» AVAILABLE RECORDS
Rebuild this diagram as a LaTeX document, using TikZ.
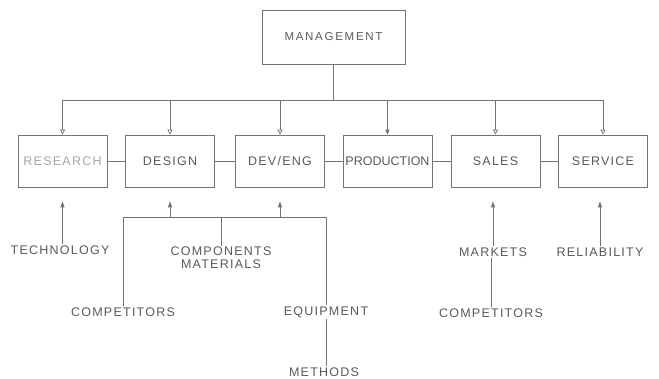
\documentclass[tikz,border=0pt]{standalone}
\usepackage{fontspec}
\newfontfamily\chartfont[LetterSpace=10]{Liberation Sans}
\newfontfamily\headfont[LetterSpace=15]{Liberation Sans}
\newfontfamily\tightfont{Liberation Sans}
\usetikzlibrary{arrows.meta}

\begin{document}
\begin{tikzpicture}[x=1pt, y=-1pt, line width=0.7pt, color=black!55, text=black!65,
  font=\chartfont\fontsize{12.5}{13}\selectfont]
\tikzset{
  box/.style={
    draw, rectangle,
    minimum width=89pt, minimum height=52pt,
    inner sep=1pt, align=center
  },
  input/.style={inner sep=1pt, align=center},
  drop/.style={-{Triangle[open, length=5pt, width=5pt]}},
  feed/.style={-{Triangle[length=6pt, width=4pt]}, shorten >=14pt}
}
\useasboundingbox (0,0) rectangle (659,379);

% Nodes
\node[box, font=\headfont\fontsize{11.5}{12}\selectfont, minimum width=143pt, minimum height=54pt] (mgmt) at (333.5,37) {MANAGEMENT};
\node[box, text=black!35] (research)   at (62.5,161)  {RESEARCH};
\node[box]                (design)     at (170,161)   {DESIGN};
\node[box]                (deveng)     at (280,161)   {DEV/ENG};
\node[box, font=\tightfont\fontsize{12.5}{13}\selectfont] (production) at (387.5,161) {PRODUCTION};
\node[box]                (sales)      at (495.5,161) {SALES};
\node[box]                (service)    at (603,161)   {SERVICE};

% Outside influences
\node[input] (technology)   at (60,250)  {TECHNOLOGY};
\node[input] (components)   at (221,258) {COMPONENTS\\MATERIALS};
\node[input] (competitorsA) at (123,312) {COMPETITORS};
\node[input] (equipment)    at (326,312) {EQUIPMENT};
\node[input] (methods)      at (324,372) {METHODS};
\node[input] (markets)      at (493,252) {MARKETS};
\node[input] (competitorsB) at (491,313) {COMPETITORS};
\node[input] (reliability)  at (600,252) {RELIABILITY};

% Management bus
\coordinate (bus) at (333.5,100);
\draw (mgmt.south) -- (bus);
\draw (research.north |- bus) -- (service.north |- bus);
\foreach \n in {research,design,deveng,sales,service}
  \draw[drop] (\n.north |- bus) -- (\n.north);
\draw[-{Triangle[length=5pt, width=4pt]}] (production.north |- bus) -- (production.north);

% Links along the row
\foreach \a/\b in {research/design,design/deveng,deveng/production,production/sales,sales/service}
  \draw (\a) -- (\b);

% Inputs from below
\coordinate (ibus) at (0,217);
\draw[feed] (research.south |- technology.north) -- (research.south);
\draw (competitorsA.north) |- (equipment.north |- ibus) -- (equipment.north);
\draw (components.north) -- (components.north |- ibus);
\draw[feed] (design.south |- ibus) -- (design.south);
\draw[feed] (deveng.south |- ibus) -- (deveng.south);
\draw (equipment.south) -- (equipment.south |- methods.north);
\draw[feed] (markets.north) -- (markets.north |- sales.south);
\draw (competitorsB.north) -- (competitorsB.north |- markets.south);
\draw[feed] (reliability.north) -- (reliability.north |- service.south);

\end{tikzpicture}
\end{document}
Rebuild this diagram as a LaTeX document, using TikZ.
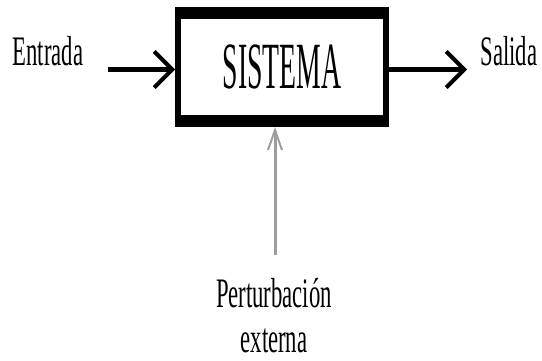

» WHAT IS REQUIRED
Omit the pictures and give the material again, exactly and in full.

» EXERCISE ANSWER
Rebuild this diagram as a LaTeX document, using TikZ.
\documentclass[tikz,border=0pt]{standalone}
\usepackage{fontspec}
\newfontfamily\chartfont[LetterSpace=10]{Liberation Sans}
\newfontfamily\headfont[LetterSpace=15]{Liberation Sans}
\newfontfamily\tightfont{Liberation Sans}
\usetikzlibrary{arrows.meta}

\begin{document}
\begin{tikzpicture}[x=1pt, y=-1pt, line width=0.7pt, color=black!55, text=black!65,
  font=\chartfont\fontsize{12.5}{13}\selectfont]
\tikzset{
  box/.style={
    draw, rectangle,
    minimum width=89pt, minimum height=52pt,
    inner sep=1pt, align=center
  },
  input/.style={inner sep=1pt, align=center},
  drop/.style={-{Triangle[open, length=5pt, width=5pt]}},
  feed/.style={-{Triangle[length=6pt, width=4pt]}, shorten >=14pt}
}
\useasboundingbox (0,0) rectangle (659,379);

% Nodes
\node[box, font=\headfont\fontsize{11.5}{12}\selectfont, minimum width=143pt, minimum height=54pt] (mgmt) at (333.5,37) {MANAGEMENT};
\node[box, text=black!35] (research)   at (62.5,161)  {RESEARCH};
\node[box]                (design)     at (170,161)   {DESIGN};
\node[box]                (deveng)     at (280,161)   {DEV/ENG};
\node[box, font=\tightfont\fontsize{12.5}{13}\selectfont] (production) at (387.5,161) {PRODUCTION};
\node[box]                (sales)      at (495.5,161) {SALES};
\node[box]                (service)    at (603,161)   {SERVICE};

% Outside influences
\node[input] (technology)   at (60,250)  {TECHNOLOGY};
\node[input] (components)   at (221,258) {COMPONENTS\\MATERIALS};
\node[input] (competitorsA) at (123,312) {COMPETITORS};
\node[input] (equipment)    at (326,312) {EQUIPMENT};
\node[input] (methods)      at (324,372) {METHODS};
\node[input] (markets)      at (493,252) {MARKETS};
\node[input] (competitorsB) at (491,313) {COMPETITORS};
\node[input] (reliability)  at (600,252) {RELIABILITY};

% Management bus
\coordinate (bus) at (333.5,100);
\draw (mgmt.south) -- (bus);
\draw (research.north |- bus) -- (service.north |- bus);
\foreach \n in {research,design,deveng,sales,service}
  \draw[drop] (\n.north |- bus) -- (\n.north);
\draw[-{Triangle[length=5pt, width=4pt]}] (production.north |- bus) -- (production.north);

% Links along the row
\foreach \a/\b in {research/design,design/deveng,deveng/production,production/sales,sales/service}
  \draw (\a) -- (\b);

% Inputs from below
\coordinate (ibus) at (0,217);
\draw[feed] (research.south |- technology.north) -- (research.south);
\draw (competitorsA.north) |- (equipment.north |- ibus) -- (equipment.north);
\draw (components.north) -- (components.north |- ibus);
\draw[feed] (design.south |- ibus) -- (design.south);
\draw[feed] (deveng.south |- ibus) -- (deveng.south);
\draw (equipment.south) -- (equipment.south |- methods.north);
\draw[feed] (markets.north) -- (markets.north |- sales.south);
\draw (competitorsB.north) -- (competitorsB.north |- markets.south);
\draw[feed] (reliability.north) -- (reliability.north |- service.south);

\end{tikzpicture}
\end{document}
Rebuild this diagram as a LaTeX document, using TikZ.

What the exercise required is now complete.